Egypte : mise sous tutelle de quatre médias indépendants
Quatre médias égyptiens indépendants sont en train d’être nationalisés de manière détournée. Reporters sans frontières (RSF) exprime sa vive inquiétude face à de nouvelles mesures gouvernementales qui contribuent à mettre sous tutelle des médias égyptiens accusés de liens avec les Frères musulmans.
D’un point de vue légal, le gel des comptes des personnes ou des compagnies ainsi placées sur la liste noire du régime est infondé, car cette mesure est mise en oeuvre de manière purement administrative par un comité chargé de saisir et gérer les biens du millier de personnes accusées de liens avec les Frères Musulmans, sans que la moindre enquête n’ait abouti ou qu’une décision de justice n’ait été rendue.
“Le gel inconstitutionnel des comptes des propriétaires de médias ou des médias eux-mêmes, ainsi que le placement de ces derniers sous l’administration d’un média gouvernemental s’apparentent à une nationalisation forcée, dénonce Reporters sans frontières qui alerte par ailleurs du risque que fait peser une telle opération sur l’indépendance éditoriale des médias concernés”.
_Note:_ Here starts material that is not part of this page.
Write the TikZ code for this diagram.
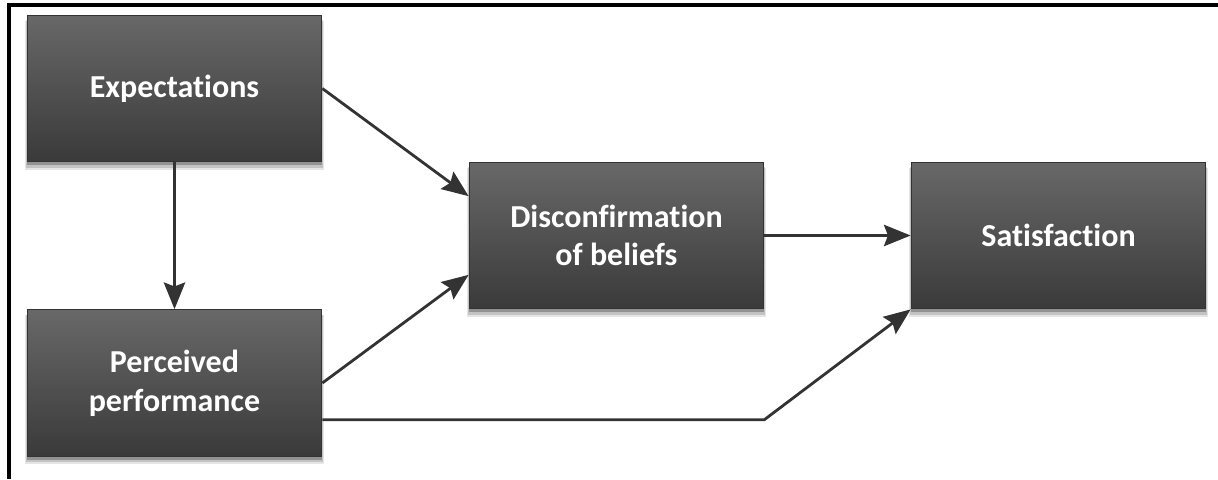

Nationalisations par proxy
Ce gel et cette mise sous tutelle d’un média gouvernemental sont des “nationalisations par proxy”, confirme Khaled el Balshy, rédacteur en chef du site d’opposition Al Bedaiah et journaliste fondateur du Comité des libertés qui défend les droits des journalistes. D’après Khaled el Balshy, “certains médias, tels le Daily News - Egypt et Borsa qui avaient récemment refusé des offres de rachat, sont ainsi contrôlés d’une autre manière.” Préalablement à la mise sous tutelle de quatre des derniers médias indépendants égyptiens, des hommes d’affaires proches du pouvoir et des services de renseignements ont lancé une campagne de rachat de groupes médiatiques, qui a indirectement permis au régime du président Al-Sissi de renforcer son contrôle de la presse.
“Le Daily News - Egypt est un exemple qui révèle comment la sphère publique continue de se réduire peu à peu en Egypte, commente pour sa part Amira el Fekki, l’une des rédactrices du quotidien anglophone. “Entre autres, le journal a été désigné à tort comme favorable politiquement à un certain groupe, une accusation utilisée arbitrairement pour susciter l’hostilité envers les médias indépendants”.
Historiquement, le quotidien Daily News Egypt (DNE) adoptait une ligne éditoriale neutre envers le pouvoir et ouvrait ses pages au journalisme d’investigation avec des enquêtes sur les exécutions extrajudiciaires. En décembre 2016, Mostafa Sakr, actionnaire de Business News, le groupe auquel appartiennent DNE et le journal financier Borsa, a vu son nom apparaître sur la liste des comptes à geler. Dès le mois suivant, les publications de DNE ont cessé de remettre en cause les discours du ministère de l’Intérieur dans le cadre de la lutte antiterroriste. Le nombre d’interviews d’opposants politiques a aussi nettement diminué.
Cette prudence nouvelle n’a pourtant pas évité à DNE ni au journal Borsa de voir leurs sites internet bloqués dans le cadre d’une campagne de censure qui affecte désormais plus de 400 sites, dont celui de RSF.
Accuser, sans fondement, des médias de soutenir les Frères musulmans sert “en partie à justifier le blocage des sites sur internet” explique Adel Sabry, le rédacteur en chef de Masr al Arabiya, dont le site bloqué est sur le point d’être pris en main par Akhbar el Youm.
L’Egypte figure aujourd’hui à la 161ème place (sur 180) du Classement 2017 de la liberté de la presse établi par Reporters sans frontières.